Thursday, November 1, 2007

Differentiating products will help telecom equipment vendors out of the vicious cycle

Nothing new and we all know it. Let’s look at a very simplistic telecommunication value chain.


Value flows from the vendor to the service provider to the customer: Equipment vendor provides the infrastructure. A Service provider uses this equipment to provide service that the end user is wiling to pay.

Money flows from the customers to the serve providers to the vendor: The end user pays the service that was delivered to them by the service providers. And the service provider pays for the equipment to the vendor. The timing may be little different though.

If you look at the power in the value chain – customers want services that they will value and have the option to go to a service provider who would provide this service with the best value. Without collective bargaining, customers may not have a whole lot of power in the value chain.

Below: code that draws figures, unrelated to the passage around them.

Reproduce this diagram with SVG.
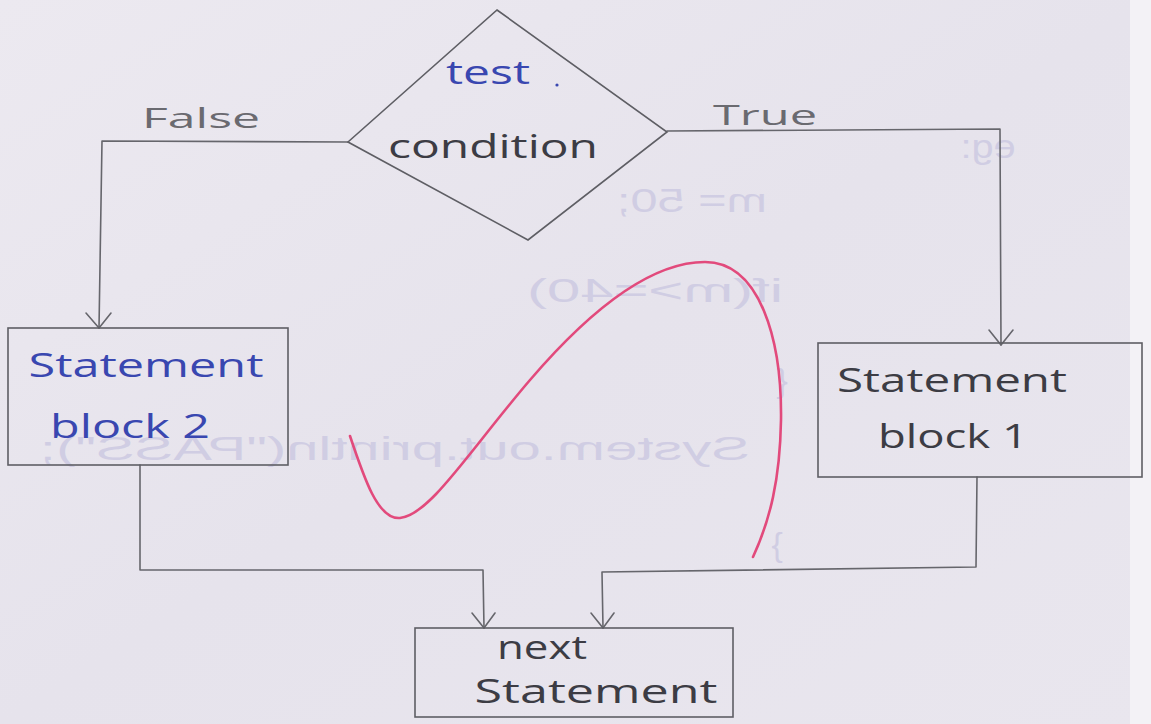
<svg xmlns="http://www.w3.org/2000/svg" width="1151" height="724" viewBox="0 0 1151 724">
<defs>
<style>
.ln{fill:none;stroke:#66666c;stroke-width:1.6;stroke-linecap:round;stroke-linejoin:round}
.box{fill:none;stroke:#5e5e64;stroke-width:1.6}
.blue{font-family:"Open Sans","Liberation Sans",sans-serif;fill:#3947b0;font-size:32px}
.dark{font-family:"Open Sans","Liberation Sans",sans-serif;fill:#3c3c44;font-size:32px}
.lbl{font-family:"Open Sans","Liberation Sans",sans-serif;fill:#6a6a70;font-size:28px}
.ghost{font-family:"Liberation Sans",sans-serif;fill:#d0cde3;font-size:34px}
</style>
<linearGradient id="bg" x1="0" y1="0" x2="1" y2="1">
<stop offset="0" stop-color="#ece9f0"/>
<stop offset="0.5" stop-color="#e6e3ec"/>
<stop offset="1" stop-color="#e9e6ee"/>
</linearGradient>
</defs>
<rect x="0" y="0" width="1151" height="724" fill="url(#bg)"/>
<rect x="1130" y="0" width="21" height="724" fill="#f3f2f6"/>

<g id="bleed-through">
<text class="ghost" x="692" y="212" text-anchor="middle" textLength="150" lengthAdjust="spacingAndGlyphs" transform="matrix(-1 0 0 1 1384 0)">m= 50;</text>
<text class="ghost" x="655" y="302" text-anchor="middle" textLength="256" lengthAdjust="spacingAndGlyphs" transform="matrix(-1 0 0 1 1310 0)">if(m&gt;=40)</text>
<text class="ghost" x="782" y="392" text-anchor="middle" transform="matrix(-1 0 0 1 1564 0)">{</text>
<text class="ghost" x="395" y="460" text-anchor="middle" textLength="710" lengthAdjust="spacingAndGlyphs" transform="matrix(-1 0 0 1 790 0)">System.out.println("PASS");</text>
<text class="ghost" x="777" y="556" text-anchor="middle" transform="matrix(-1 0 0 1 1554 0)">}</text>
<text class="ghost" x="988" y="158" text-anchor="middle" font-size="26" textLength="55" lengthAdjust="spacingAndGlyphs" transform="matrix(-1 0 0 1 1976 0)">eg:</text>
</g>

<g id="connectors">
<polyline class="ln" points="348,142 102,141 99,328"/>
<polyline class="ln" points="86,313 99,328 111,313"/>
<polyline class="ln" points="667,131 1000,129 1001,345"/>
<polyline class="ln" points="989,330 1001,345 1013,330"/>
<polyline class="ln" points="140,465 140,570 483,570 484,628"/>
<polyline class="ln" points="472,613 484,628 495,613"/>
<polyline class="ln" points="977,477 976,567 602,572 603,628"/>
<polyline class="ln" points="591,613 603,628 614,613"/>
<text class="lbl" x="201" y="128" text-anchor="middle" textLength="118" lengthAdjust="spacingAndGlyphs">False</text>
<text class="lbl" x="765" y="125" text-anchor="middle" textLength="104" lengthAdjust="spacingAndGlyphs">True</text>
</g>

<g id="test-condition">
<polygon class="box" points="497,10 667,132 528,240 348,142"/>
<text class="blue" x="488" y="84" text-anchor="middle" font-size="28" textLength="84" lengthAdjust="spacingAndGlyphs">test</text>
<circle cx="557" cy="85" r="1.6" fill="#3947b0"/>
<text class="dark" x="493" y="158" text-anchor="middle" font-size="34" textLength="210" lengthAdjust="spacingAndGlyphs">condition</text>
</g>

<g id="statement-block-2">
<rect class="box" x="8" y="328" width="280" height="137"/>
<text class="blue" x="146" y="377" text-anchor="middle" textLength="235" lengthAdjust="spacingAndGlyphs">Statement</text>
<text class="blue" x="130" y="438" text-anchor="middle" textLength="160" lengthAdjust="spacingAndGlyphs">block 2</text>
</g>

<g id="statement-block-1">
<rect class="box" x="818" y="343" width="324" height="134"/>
<text class="dark" x="952" y="392" text-anchor="middle" textLength="230" lengthAdjust="spacingAndGlyphs">Statement</text>
<text class="dark" x="953" y="448" text-anchor="middle" textLength="150" lengthAdjust="spacingAndGlyphs">block 1</text>
</g>

<g id="next-statement">
<rect class="box" x="415" y="628" width="318" height="89"/>
<text class="dark" x="542" y="659" text-anchor="middle" font-size="25" textLength="90" lengthAdjust="spacingAndGlyphs">next</text>
<text class="dark" x="596" y="703" text-anchor="middle" font-size="30" textLength="243" lengthAdjust="spacingAndGlyphs">Statement</text>
</g>

<g id="check-mark">
<path d="M350,436 C364,478 378,520 400,518 C430,515 470,450 530,380 C590,310 650,262 705,262 C760,262 782,340 781,420 C780,480 770,520 753,557" fill="none" stroke="#e24a7c" stroke-width="2.6" stroke-linecap="round"/>
</g>
</svg>
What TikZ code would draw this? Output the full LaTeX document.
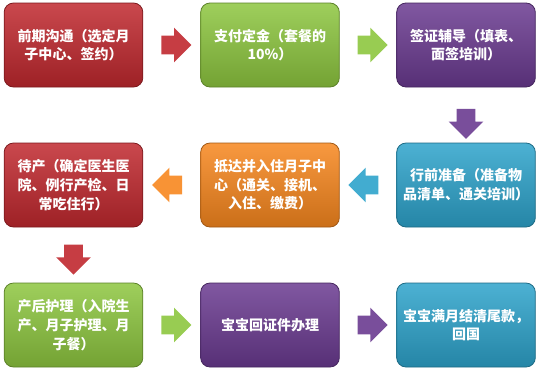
\documentclass[tikz,border=0pt]{standalone}
\usepackage{fontspec}
\newfontfamily\cjk{Noto Sans CJK SC}
\usetikzlibrary{shapes.arrows, calc}
\definecolor{boxred}{HTML}{C0282E}
\definecolor{boxgreen}{HTML}{8DC63F}
\definecolor{boxpurple}{HTML}{6A3A90}
\definecolor{boxorange}{HTML}{F7871E}
\definecolor{boxblue}{HTML}{2DA3CB}
\tikzset{
  stepbox/.style={rectangle, rounded corners=7pt, minimum width=104pt, minimum height=63pt,
    top color=#1!85!white, bottom color=#1!82!black, draw=#1!65!black, line width=0.6pt,
    text=white, font=\cjk\bfseries\fontsize{10.5}{14}\selectfont, align=center, inner sep=1pt},
  flow/.style={single arrow, draw=none, fill=#1!90!white, minimum height=22.5pt,
    inner xsep=0pt, inner ysep=6.75pt, single arrow head extend=6pt, single arrow head indent=0pt},
  flowdown/.style={flow=#1, shape border rotate=270, inner xsep=6.75pt, inner ysep=0pt},
  flowleft/.style={flow=#1, shape border rotate=180}
}
\begin{document}
\begin{tikzpicture}[x=0.75pt, y=-0.75pt]
  \useasboundingbox (0,0) rectangle (541,372);
  % first row
  \node[stepbox=boxred]    (talk)  at (73.5, 45) {前期沟通（选定月\\子中心、签约）};
  \node[stepbox=boxgreen]  (pay)   at (270, 45)  {支付定金（套餐的\\10\%）};
  \node[stepbox=boxpurple] (visa)  at (466, 45)  {签证辅导（填表、\\面签培训）};
  % second row
  \node[stepbox=boxred]    (wait)  at (73.5, 185) {待产（确定医生医\\院、例行产检、日\\常吃住行）};
  \node[stepbox=boxorange] (stay)  at (270, 185)  {抵达并入住月子中\\心（通关、接机、\\入住、缴费）};
  \node[stepbox=boxblue]   (prep)  at (466, 185)  {行前准备（准备物\\品清单、通关培训）};
  % third row
  \node[stepbox=boxgreen]  (care)  at (73.5, 325) {产后护理（入院生\\产、月子护理、月\\子餐）};
  \node[stepbox=boxpurple] (cert)  at (270, 325)  {宝宝回证件办理};
  \node[stepbox=boxblue]   (home)  at (466, 325)  {宝宝满月结清尾款，\\回国};

  \node[flow=boxred]       (a1) at ($(talk)!0.5!(pay)$)  {};
  \node[flow=boxgreen]     (a2) at ($(pay)!0.5!(visa)$)  {};
  \node[flowdown=boxpurple](a3) at ($(visa)!0.53!(prep)$) {};
  \node[flowleft=boxblue]  (a4) at ($(prep)!0.5!(stay)$) {};
  \node[flowleft=boxorange](a5) at ($(stay)!0.5!(wait)$) {};
  \node[flowdown=boxred]   (a6) at ($(wait)!0.5!(care)$) {};
  \node[flow=boxgreen]     (a7) at ($(care)!0.5!(cert)$) {};
  \node[flow=boxpurple]    (a8) at ($(cert)!0.5!(home)$) {};
\end{tikzpicture}
\end{document}
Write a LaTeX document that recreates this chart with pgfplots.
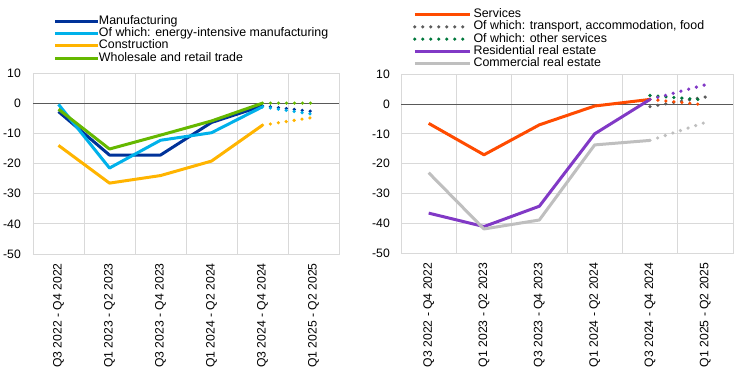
\documentclass[border=0pt]{standalone}
\usepackage{pgfplots}
\pgfplotsset{compat=1.18}
\usepackage{fontspec}
\setmainfont{Liberation Sans}
\definecolor{cManuf}{HTML}{003299}
\definecolor{cEnergy}{HTML}{00B1EA}
\definecolor{cConstr}{HTML}{FFB400}
\definecolor{cWhole}{HTML}{65B800}
\definecolor{cServ}{HTML}{FF4B00}
\definecolor{cTrans}{HTML}{5C5C5C}
\definecolor{cOther}{HTML}{00783C}
\definecolor{cResid}{HTML}{8139C6}
\definecolor{cComm}{HTML}{BFBFBF}
\definecolor{gridc}{HTML}{D9D9D9}
\definecolor{zeroc}{HTML}{595959}
\pgfplotsset{
  common/.style={
    scale only axis, xmin=-0.5, xmax=5.5, ymin=-50, ymax=10,
    xtick={0,...,5},
    xticklabels={Q3 2022 - Q4 2022, Q1 2023 - Q2 2023, Q3 2023 - Q4 2023, Q1 2024 - Q2 2024, Q3 2024 - Q4 2024, Q1 2025 - Q2 2025},
    minor xtick={0.5,1.5,2.5,3.5,4.5},
    ytick={-50,-40,...,10},
    xminorgrids=true, xmajorgrids=false, ymajorgrids=true,
    major tick length=0pt, minor tick length=0pt,
    grid style={draw=gridc, line width=0.75pt},
    minor grid style={draw=gridc, line width=0.75pt},
    axis line style={draw=gridc, line width=0.75pt},
    /pgf/number format/assume math mode=true,
    tick label style={font=\fontsize{12.2}{14}\selectfont},
    xticklabel style={rotate=90, anchor=east, inner sep=0pt},
    xticklabel shift=9pt,
    legend cell align=left,
    legend style={draw=none, fill=none, inner sep=0pt, outer sep=0pt, row sep=1.2pt,
      font=\fontsize{12.4}{14}\selectfont,
      nodes={inner sep=0pt, text height=8.6pt, text depth=2.5pt}},
    every axis plot/.append style={line width=3pt, line join=round},
  },
  dots/.style={line cap=round, line width=3.6pt, dash pattern=on 0pt off 8pt},
}
\begin{document}
\fontsize{12}{14}\selectfont
\begin{tikzpicture}
\path[use as bounding box] (0pt,0pt) rectangle (737pt,-372pt);
% Left panel
\begin{axis}[common,
  at={(33pt,-73pt)}, anchor=north west, width=306pt, height=181pt,
  yticklabel style={anchor=east, inner sep=0pt, xshift=-12pt},
  legend image code/.code={\draw[#1] (0pt,0pt) -- (43pt,0pt);},
  legend style={at={(0.0686,1.3166)}, anchor=north west, column sep=-1pt},
]
\addplot[zeroc, line width=0.75pt, forget plot] coordinates {(-0.5,0) (5.5,0)};
\addplot[cManuf] coordinates {(0,-2.8) (1,-17.2) (2,-17.2) (3,-6.4) (4,-0.9)};
\addlegendentry{Manufacturing}
\addplot[cEnergy] coordinates {(0,-0.4) (1,-21.5) (2,-12.3) (3,-9.8) (4,-1.2)};
\addlegendentry{Of which: energy-intensive manufacturing}
\addplot[cConstr] coordinates {(0,-14) (1,-26.5) (2,-24) (3,-19.2) (4,-7.3)};
\addlegendentry{Construction}
\addplot[cWhole] coordinates {(0,-2) (1,-15.2) (2,-10.6) (3,-5.9) (4,0)};
\addlegendentry{Wholesale and retail trade}
\addplot[cManuf, dots, forget plot] coordinates {(4,-0.9) (5,-2.8)};
\addplot[cEnergy, dots, forget plot] coordinates {(4,-1.2) (5,-3.7)};
\addplot[cConstr, dots, forget plot] coordinates {(4,-7.3) (5,-4.7)};
\addplot[cWhole, dots, forget plot] coordinates {(4,0) (5,0)};
\end{axis}
% Right panel
\begin{axis}[common,
  at={(401pt,-74pt)}, anchor=north west, width=332pt, height=179.5pt,
  yticklabel style={anchor=east, inner sep=0pt, xshift=-11pt},
  legend image code/.code={\draw[#1] (0pt,0pt) -- (55pt,0pt);},
  legend style={at={(0.036,1.3622)}, anchor=north west, column sep=2pt},
]
\addplot[zeroc, line width=0.75pt, forget plot] coordinates {(-0.5,0) (5.5,0)};
\addplot[cServ] coordinates {(0,-6.5) (1,-17) (2,-7) (3,-0.7) (4,1.5)};
\addlegendentry{Services}
\addplot[cTrans, dots] coordinates {(4,-0.9) (5,2.3)};
\addlegendentry{Of which: transport, accommodation, food}
\addplot[cOther, dots] coordinates {(4,2.8) (5,1.3)};
\addlegendentry{Of which: other services}
\addplot[cResid] coordinates {(0,-36.5) (1,-41) (2,-34.2) (3,-10) (4,1.5)};
\addlegendentry{Residential real estate}
\addplot[cComm] coordinates {(0,-23) (1,-41.8) (2,-38.8) (3,-13.7) (4,-12.2)};
\addlegendentry{Commercial real estate}
\addplot[cServ, dots, forget plot] coordinates {(4,1.5) (5,-0.3)};
\addplot[cResid, dots, forget plot] coordinates {(4,1.5) (5,6.4)};
\addplot[cComm, dots, forget plot] coordinates {(4,-12.2) (5,-6.2)};
\end{axis}
\end{tikzpicture}
\end{document}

Now let’s look at the number of vendors (there could be lots of them) and then service providers (there are significantly fewer in numbers in each region). And based on the recent M&A activity in the service provider space, they have the power because of the economies of scale and access to end user customers, service providers play the volume game and expect major pricing reduction from the vendors. Without much differentiation in the product offerings, vendors tend bow to such pressures and use pricing as a differentiator and this differentiator is not sustainable. This is a vicious cycle that the equipment vendors cannot win without a differentiate offering.